Seventeen new stories parade the fair sex at its foulest.
With a few notable exceptions, most of the A-list contributors are so intent on showing off their bad girls’ nastiness that they don’t do anything else. Nelson DeMille’s Vietnamese sniper picks off nine members of a recon patrol before letting the tenth go free. Laura Lippman’s airport pickup isn’t (surprise!) the mouse she seems. Ed McBain’s hapless schlep meets a pair of women who like to play murderous games. Tensions smolder among three sisters in Anne Perry’s post-WWI beachfront idyll. J.A. Jance’s unhappy bride schemes against her cheating husband. Elmore Leonard’s small-town girl rides her relationship with Pretty Boy Floyd to tabloid glory. Other contributors from Michael Connelly to Andrew Klavan to Joyce Carol Oates are equally content to strike a haunting note instead of composing a tune. The welcome exceptions don’t just embody editor Penzler’s title but play with it. Thomas H. Cook’s and S.J. Rozan’s heroines both want a man to help them do the most horrible thing imaginable.
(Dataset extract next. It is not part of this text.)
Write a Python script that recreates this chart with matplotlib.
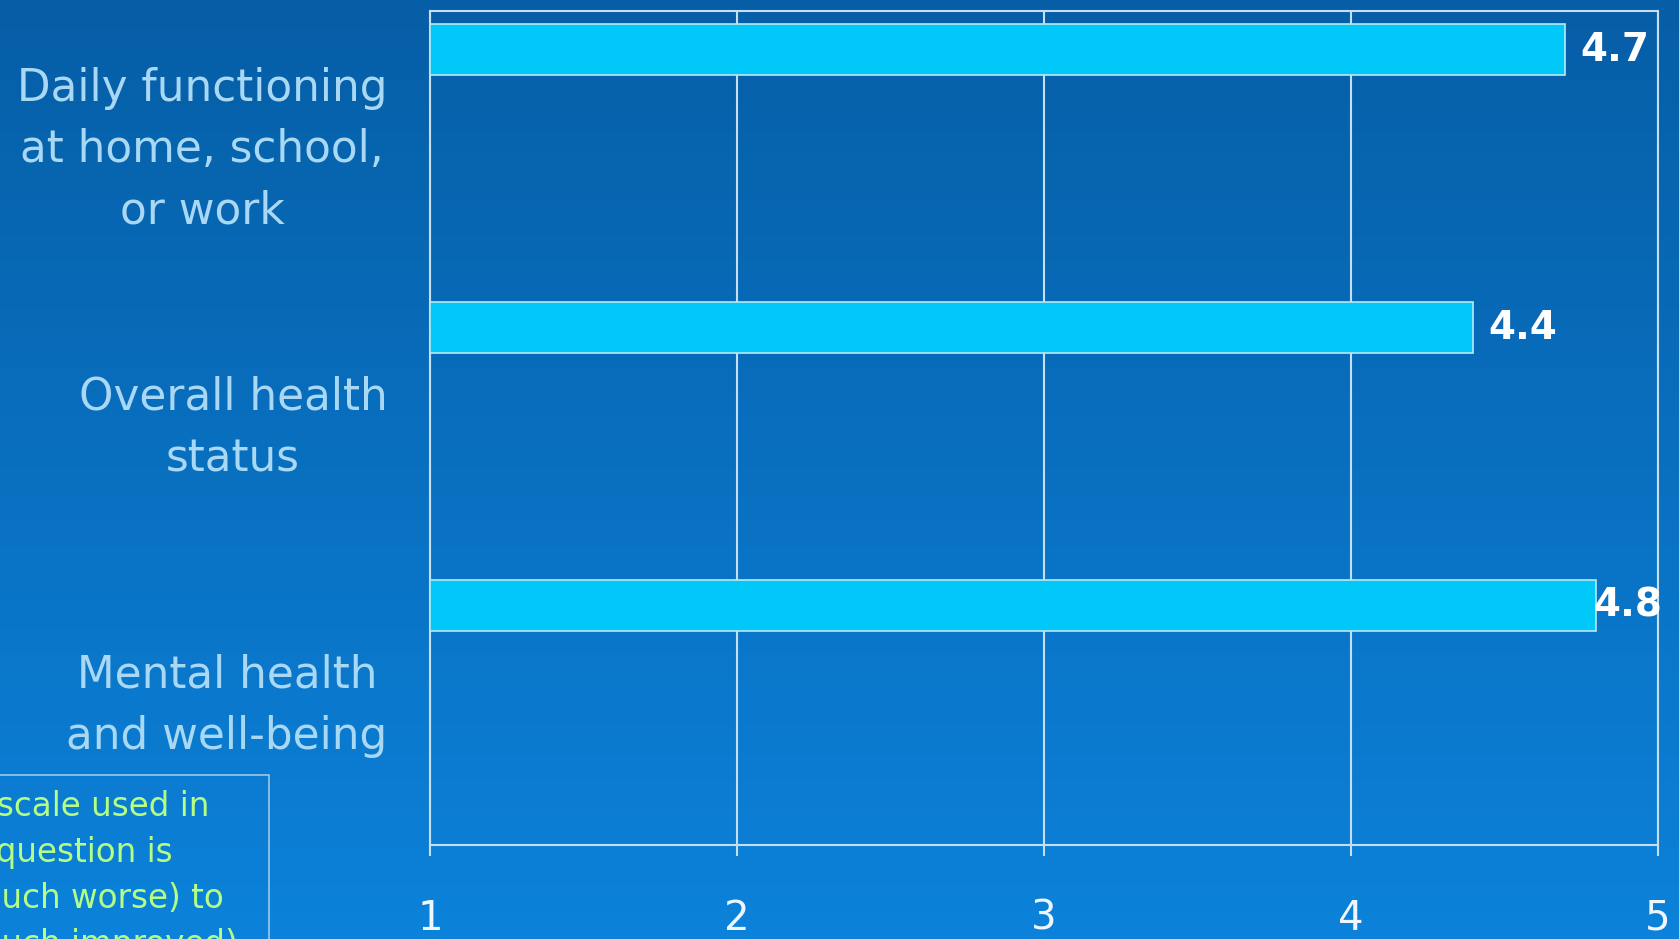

Ian Rankin shows a censor flimflammed by a prisoner’s cheating wife. Jeffery Deaver works overtime mapping the trajectory of a lonely mother’s bad-seed daughter.
Best of all is the densely plotted tale of a clever New York shamus’s comeuppance by Walter Mosley, who evidently never heard that his contribution was supposed to be at once full-blooded in its passions and anemic in its development.